The Supreme Court granted fifteen new cases after its beginning-of-the-term conference, but there' seems to be little of major originalist interest in any of them. One worth mentioning, though, is CC/Devas (Mauritius) Limited v. Antrix Corp. Ltd., in which the question presented is:
Whether plaintiffs must prove minimum contacts before federal courts may assert personal jurisdiction over foreign states sued under the Foreign Sovereign Immunities Act.
The Ninth Circuit answered this question "yes", over a dissent from denial of rehearing en banc by Judge Patrick Bumatay (I've lost count of how many Bumatay dissents have led to cert grants).
As background, the federal Foreign Sovereign Immunities Act (FSIA) provides (in 28 U.S.C. ยง 1330(b)) that in suits against foreign sovereign defendants, "Personal jurisdiction over a foreign state shall exist" where the FSIA establishes an exception to sovereign immunity. The Ninth Circuit somehow managed to find that the statute requires plaintiffs suing foreign sovereign defendants to show not only that an exception to immunity exists, but also that the defendant has minimum contacts with the forum jurisdiction of the kind required for personal jurisdiction under the due process clause. As Judge Bumatay's dissent makes painfully clear, the statute absolutely does not say that, and especially with the Court's history of giving the FSIA a textualist reading, I'd be shocked if the Court found otherwise.
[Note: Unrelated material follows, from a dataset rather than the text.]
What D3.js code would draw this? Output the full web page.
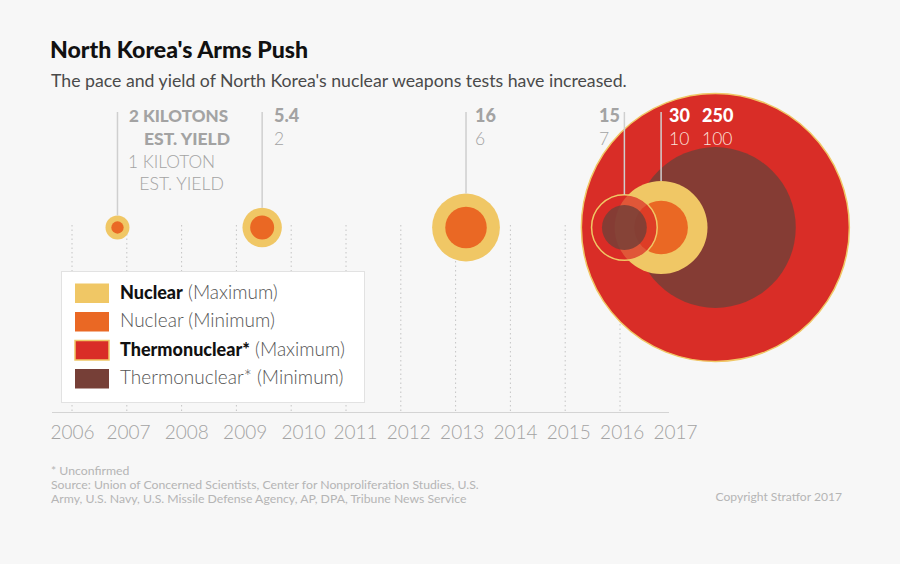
<!DOCTYPE html>
<html>
<head>
<meta charset="utf-8">
<script src="https://cdnjs.cloudflare.com/ajax/libs/d3/7.8.5/d3.min.js"></script>
<style>
  html, body { margin: 0; padding: 0; background: #f7f7f7; }
  svg { display: block; font-family: Lato, "Open Sans", sans-serif; }
</style>
</head>
<body>
<svg width="900" height="564"></svg>
<script>
// tests, in decimal years
var testDates = [2006.83, 2009.47, 2013.19, 2016.08, 2016.75, 2017.74];
var testTypes = ["nuclear", "nuclear", "nuclear", "thermo", "nuclear", "thermo"];
var yieldMax = [2, 5.4, 16, 15, 30, 250];
// min yield as the circle areas show it, the printed numbers are below
var yieldMin = [0.53, 2, 6, 7, 10, 90];
var maxLabels = ["2 KILOTONS", "5.4", "16", "15", "30", "250"];
var minLabels = ["1 KILOTON", "2", "6", "7", "10", "100"];
var years = [2006, 2007, 2008, 2009, 2010, 2011, 2012, 2013, 2014, 2015, 2016, 2017];

var legendNames = ["Nuclear", "Nuclear", "Thermonuclear*", "Thermonuclear*"];
var legendNotes = [" (Maximum)", " (Minimum)", " (Maximum)", " (Minimum)"];
var legendColors = ["#f0c765", "#ea6824", "#d92d27", "#763f37"];

var sourceLines = [
  "* Unconfirmed",
  "Source: Union of Concerned Scientists, Center for Nonproliferation Studies, U.S.",
  "Army, U.S. Navy, U.S. Missile Defense Agency, AP, DPA, Tribune News Service"
];

var svg = d3.select("svg");

var xScale = d3.scaleLinear().domain([2006, 2016]).range([72, 620]);
// year labels are not quite under their gridlines in the original
var labelScale = d3.scaleLinear()
  .domain([2006, 2007, 2010, 2011, 2017])
  .range([72, 128, 303, 355, 675]);
var rScale = d3.scaleSqrt().domain([0, 250]).range([0, 134]);

var baseY = 412.5;
var circleY = 227.5;
var stemTop = 112;

// title
svg.append("text").attr("x", 50).attr("y", 58)
  .style("font-size", "23.1px").style("font-weight", 900).style("fill", "#111")
  .text("North Korea's Arms Push");
svg.append("text").attr("x", 51).attr("y", 87)
  .style("font-size", "17.7px").style("fill", "#4a4a4a")
  .text("The pace and yield of North Korea's nuclear weapons tests have increased.");

// dotted gridlines
svg.append("g").selectAll("line")
  .data(years.slice(0, 11))
  .enter()
  .append("line")
  .attr("x1", function(d) { return xScale(d); })
  .attr("x2", function(d) { return xScale(d); })
  .attr("y1", 225)
  .attr("y2", baseY)
  .attr("stroke", "#c4c4c4")
  .attr("stroke-dasharray", "1.5,3");

// baseline and year labels
var axis = d3.axisBottom(labelScale)
  .tickValues(years)
  .tickFormat(d3.format("d"))
  .tickSize(0)
  .tickPadding(13);
var axisG = svg.append("g").attr("transform", "translate(0," + baseY + ")").call(axis);
axisG.select(".domain").remove();
axisG.selectAll("text")
  .style("font-family", "Lato, sans-serif")
  .style("font-size", "19px")
  .style("font-weight", 300)
  .style("fill", "#a3a3a3");
svg.append("line")
  .attr("x1", 52).attr("x2", 669)
  .attr("y1", baseY).attr("y2", baseY)
  .attr("stroke", "#d4d4d4");

// circles, biggest test first so the small ones stay on top
var order = [5, 0, 1, 2, 4, 3];
var tests = order.map(function(i) {
  return { x: xScale(testDates[i]), type: testTypes[i], max: yieldMax[i], min: yieldMin[i], i: i };
});

var groups = svg.append("g").selectAll("g")
  .data(tests)
  .enter()
  .append("g")
  .attr("transform", function(d) { return "translate(" + d.x + "," + circleY + ")"; });

groups.append("circle")
  .attr("r", function(d) { return rScale(d.max); })
  .attr("fill", function(d) { return d.type == "thermo" ? legendColors[2] : legendColors[0]; })
  .attr("fill-opacity", function(d) { return d.i == 3 ? 0.72 : 1; })
  .attr("stroke", function(d) { return d.type == "thermo" ? legendColors[0] : "none"; })
  .attr("stroke-width", 1.5);

groups.append("circle")
  .attr("r", function(d) { return rScale(d.min); })
  .attr("fill", function(d) { return d.type == "thermo" ? legendColors[3] : legendColors[1]; })
  .attr("fill-opacity", function(d) { return d.type == "thermo" ? 0.85 : 1; });

// stems from the labels to the top of each circle (none for the largest)
svg.append("g").selectAll("line")
  .data(tests.filter(function(d) { return d.i != 5; }))
  .enter()
  .append("line")
  .attr("x1", function(d) { return d.x; })
  .attr("x2", function(d) { return d.x; })
  .attr("y1", stemTop)
  .attr("y2", function(d) { return circleY - rScale(d.max); })
  .attr("stroke", "#cfcfcf")
  .attr("stroke-width", 1.5);

// yield labels
var labelX = [129, 274, 475, 599, 669, 702];
var labels = svg.append("g").selectAll("g")
  .data(d3.range(1, 6))
  .enter()
  .append("g");
labels.append("text")
  .attr("x", function(i) { return labelX[i]; })
  .attr("y", 122)
  .style("font-size", "18px")
  .style("font-weight", 900)
  .style("fill", function(i) { return i > 3 ? "#fff" : "#a3a3a3"; })
  .text(function(i) { return maxLabels[i]; });
labels.append("text")
  .attr("x", function(i) { return labelX[i]; })
  .attr("y", 145)
  .style("font-size", "17.5px")
  .style("font-weight", 300)
  .style("fill", function(i) { return i > 3 ? "#fbe3dc" : "#a3a3a3"; })
  .text(function(i) { return minLabels[i]; });

// the first test carries the long labels
svg.append("text").attr("x", 129).attr("y", 122)
  .style("font-size", "17px").style("font-weight", 900).style("fill", "#a3a3a3")
  .text(maxLabels[0]);
svg.append("text").attr("x", 230).attr("y", 145).attr("text-anchor", "end")
  .style("font-size", "17.5px").style("font-weight", 900).style("fill", "#a3a3a3")
  .text("EST. YIELD");
svg.append("text").attr("x", 128).attr("y", 168)
  .style("font-size", "17.3px").style("font-weight", 300).style("fill", "#a3a3a3")
  .text(minLabels[0]);
svg.append("text").attr("x", 224).attr("y", 190).attr("text-anchor", "end")
  .style("font-size", "17.7px").style("font-weight", 300).style("fill", "#a3a3a3")
  .text("EST. YIELD");

// legend
var legend = svg.append("g");
legend.append("rect")
  .attr("x", 61.5).attr("y", 271.5).attr("width", 303).attr("height", 131)
  .attr("fill", "#fff").attr("stroke", "#e2e2e2");
var legendY = d3.scaleLinear().domain([0, 3]).range([283.5, 369]);
var rows = legend.selectAll("g")
  .data(d3.range(4))
  .enter()
  .append("g")
  .attr("transform", function(i) { return "translate(0," + legendY(i) + ")"; });
rows.append("rect")
  .attr("x", 75).attr("width", 34).attr("height", 19.5)
  .attr("fill", function(i) { return legendColors[i]; })
  .attr("stroke", function(i) { return i == 2 ? legendColors[0] : "none"; })
  .attr("stroke-width", 1.5);
var rowText = rows.append("text")
  .attr("x", 120).attr("y", 15);
rowText.append("tspan")
  .style("font-size", function(i) { return i % 2 == 0 ? "18px" : "19px"; })
  .style("font-weight", function(i) { return i % 2 == 0 ? 900 : 300; })
  .style("fill", function(i) { return i % 2 == 0 ? "#111" : "#555"; })
  .text(function(i) { return legendNames[i]; });
rowText.append("tspan")
  .style("font-size", "19px")
  .style("font-weight", 300)
  .style("fill", "#555")
  .text(function(i) { return legendNotes[i]; });

// footer
svg.append("g").selectAll("text")
  .data(sourceLines)
  .enter()
  .append("text")
  .attr("x", 51)
  .attr("y", function(d, i) { return 475 + i * 14.1; })
  .style("font-size", "12.25px")
  .style("fill", "#b5b5b5")
  .text(function(d) { return d; });
svg.append("text").attr("x", 842).attr("y", 501).attr("text-anchor", "end")
  .style("font-size", "12.1px").style("fill", "#b5b5b5")
  .text("Copyright Stratfor 2017");
</script>
</body>
</html>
But that just sets up the more difficult constitutional question. Perhaps the personal jurisdiction section of the FSIA is unconstitutional. The central question becomes whether a foreign sovereign (or in this case a foreign state-owned corporation) is a "person" within the meaning of the Fifth Amendment. The answer is not obvious. Under current law, private corporations are "persons" for this purpose but U.S. states are not. As an originalist matter, the sometimes-originalist-oriented immunities scholar Ingrid Wuerth has a powerful article arguing on originalist grounds that foreign sovereigns are
"persons": Ingrid Wuerth, The Due Process and Other Constitutional Rights of Foreign Nations, 88 Fordham L. Rev.
633 (2019). But another sometimes-originalist-oriented scholar, my casebook co-author Donald (Trey) Childress, says otherwise: Donald Earl Childress III, Questioning the Constitutional Rights of Foreign Nations, 88 Fordham L. Rev. Online 60 (2019). And in Republic of Argentina v. Weltover, Inc., 504 U.S. 607 (1992), Justice Scalia heavily implied that foreign states do not have constitutional rights. So there is a lurking issue of substantial originalist interest.
Sadly, though, the Court could easily reverse the Ninth Circuit on statutory grounds and remand for consideration of the constitutional issue (which would be a win for Judge Bumatay, but not very interesting).